La Iglesia, en los siglos posteriores, recogió esta tradición en las misas votivas y en las rogativas: oraciones públicas y comunitarias en tiempos de peste, guerra o sequía. No se trataba de una mentalidad mágica, sino de integrar lo cotidiano en la liturgia, de reconocer que nada en la vida humana queda fuera del ámbito de la gracia.
La explicación de los teólogos
Los grandes doctores de la Iglesia no despreciaron jamás esta práctica. Santo Tomás de Aquino lo expresó con claridad: Dios no necesita nuestras súplicas, pero quiere que oremos para que, al pedir, crezcamos en humildad y aprendamos a confiar en Él. La oración de petición, decía, no busca cambiar la voluntad de Dios, sino ordenar nuestro corazón a su Providencia.
La misa votiva no es, por tanto, un adorno supersticioso, sino la actualización concreta de la gracia de Cristo en las circunstancias de la vida. Expresa la catolicidad de la fe: lo eterno se hace presente en lo temporal, y lo universal en lo particular.
Desprecio y confusión
Llamar “ridícula” a esta tradición no es una objeción teológica, sino un insulto a la fe de generaciones enteras. Es desconocer la hondura bíblica, minimizar la liturgia y despreciar la experiencia viva del pueblo cristiano. La auténtica “mala teología” es la que convierte la oración en absurdo y la liturgia en un gesto vacío.
Además, descalificar como “fake” a quien defiende esta herencia no contribuye a un debate serio, sino que lo sustituye por la lógica de la caricatura y la descalificación.

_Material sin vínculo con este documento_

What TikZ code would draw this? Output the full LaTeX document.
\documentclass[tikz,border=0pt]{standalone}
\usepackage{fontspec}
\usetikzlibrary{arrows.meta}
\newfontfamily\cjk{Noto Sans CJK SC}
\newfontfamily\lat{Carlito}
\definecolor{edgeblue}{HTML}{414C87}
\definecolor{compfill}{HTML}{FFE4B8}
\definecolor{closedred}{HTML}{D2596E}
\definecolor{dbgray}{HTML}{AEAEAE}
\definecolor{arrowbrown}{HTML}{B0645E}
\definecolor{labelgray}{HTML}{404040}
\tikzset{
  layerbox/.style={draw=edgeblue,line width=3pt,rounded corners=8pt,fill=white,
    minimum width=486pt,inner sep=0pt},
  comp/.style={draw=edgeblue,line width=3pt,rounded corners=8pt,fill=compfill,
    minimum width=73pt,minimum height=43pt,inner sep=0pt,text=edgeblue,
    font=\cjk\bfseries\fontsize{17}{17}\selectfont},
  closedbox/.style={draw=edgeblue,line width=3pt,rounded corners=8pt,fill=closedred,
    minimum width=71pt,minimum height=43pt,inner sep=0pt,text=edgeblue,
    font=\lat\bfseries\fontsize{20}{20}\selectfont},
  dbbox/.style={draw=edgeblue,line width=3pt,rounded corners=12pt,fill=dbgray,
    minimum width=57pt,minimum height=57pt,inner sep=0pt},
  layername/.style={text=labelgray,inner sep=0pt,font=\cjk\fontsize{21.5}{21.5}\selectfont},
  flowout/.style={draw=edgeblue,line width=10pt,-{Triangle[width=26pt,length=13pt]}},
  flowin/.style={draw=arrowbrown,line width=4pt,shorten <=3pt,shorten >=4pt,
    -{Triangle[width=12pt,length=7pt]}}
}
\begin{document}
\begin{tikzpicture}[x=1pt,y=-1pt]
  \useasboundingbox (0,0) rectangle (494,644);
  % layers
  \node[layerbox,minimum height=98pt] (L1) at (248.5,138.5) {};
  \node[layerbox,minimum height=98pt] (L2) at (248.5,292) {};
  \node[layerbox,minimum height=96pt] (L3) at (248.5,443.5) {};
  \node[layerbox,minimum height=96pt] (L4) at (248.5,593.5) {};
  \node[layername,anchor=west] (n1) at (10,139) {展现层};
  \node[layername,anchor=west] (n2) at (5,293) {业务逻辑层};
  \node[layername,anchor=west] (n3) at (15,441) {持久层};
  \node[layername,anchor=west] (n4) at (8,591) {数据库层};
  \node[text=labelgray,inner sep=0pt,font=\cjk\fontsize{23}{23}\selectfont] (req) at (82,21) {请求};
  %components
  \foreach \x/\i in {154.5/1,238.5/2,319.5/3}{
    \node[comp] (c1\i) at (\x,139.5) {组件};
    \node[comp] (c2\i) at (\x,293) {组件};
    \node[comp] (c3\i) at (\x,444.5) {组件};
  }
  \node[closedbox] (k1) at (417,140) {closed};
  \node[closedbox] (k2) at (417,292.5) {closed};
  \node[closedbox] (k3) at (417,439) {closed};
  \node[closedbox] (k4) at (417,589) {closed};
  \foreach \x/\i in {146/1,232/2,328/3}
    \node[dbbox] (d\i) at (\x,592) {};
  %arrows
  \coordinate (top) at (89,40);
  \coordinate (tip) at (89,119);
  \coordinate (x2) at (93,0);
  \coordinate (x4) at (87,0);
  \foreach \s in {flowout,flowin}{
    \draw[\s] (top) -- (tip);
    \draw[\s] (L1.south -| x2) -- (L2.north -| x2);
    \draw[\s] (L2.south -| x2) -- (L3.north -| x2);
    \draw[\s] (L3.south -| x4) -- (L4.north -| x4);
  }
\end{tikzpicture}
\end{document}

No es así como se hace teología; es, en todo caso, una renuncia a ella.
Una tradición viva
Las misas votivas y las rogativas siguen siendo hoy plenamente actuales. En un mundo herido por la sequía, la guerra o la enfermedad, ¿qué puede ser más humano y más cristiano que suplicar a Dios ayuda y consuelo? La oración no garantiza la supresión inmediata del mal, pero sí abre la historia a la acción misteriosa de la gracia y educa el corazón en la confianza.
Quien se burla de estas expresiones no ridiculiza a unos cuantos campesinos piadosos, sino a la misma fe de la Iglesia. Y la fe de la Iglesia —que sabe pedir, suplicar y confiar— ha sostenido durante siglos a los cristianos en medio de la prueba.
En definitiva, si algo merece el calificativo de ridículo no es la súplica confiada de los fieles, sino la soberbia de quien desprecia con un gesto lo que nunca se ha tomado la molestia de comprender.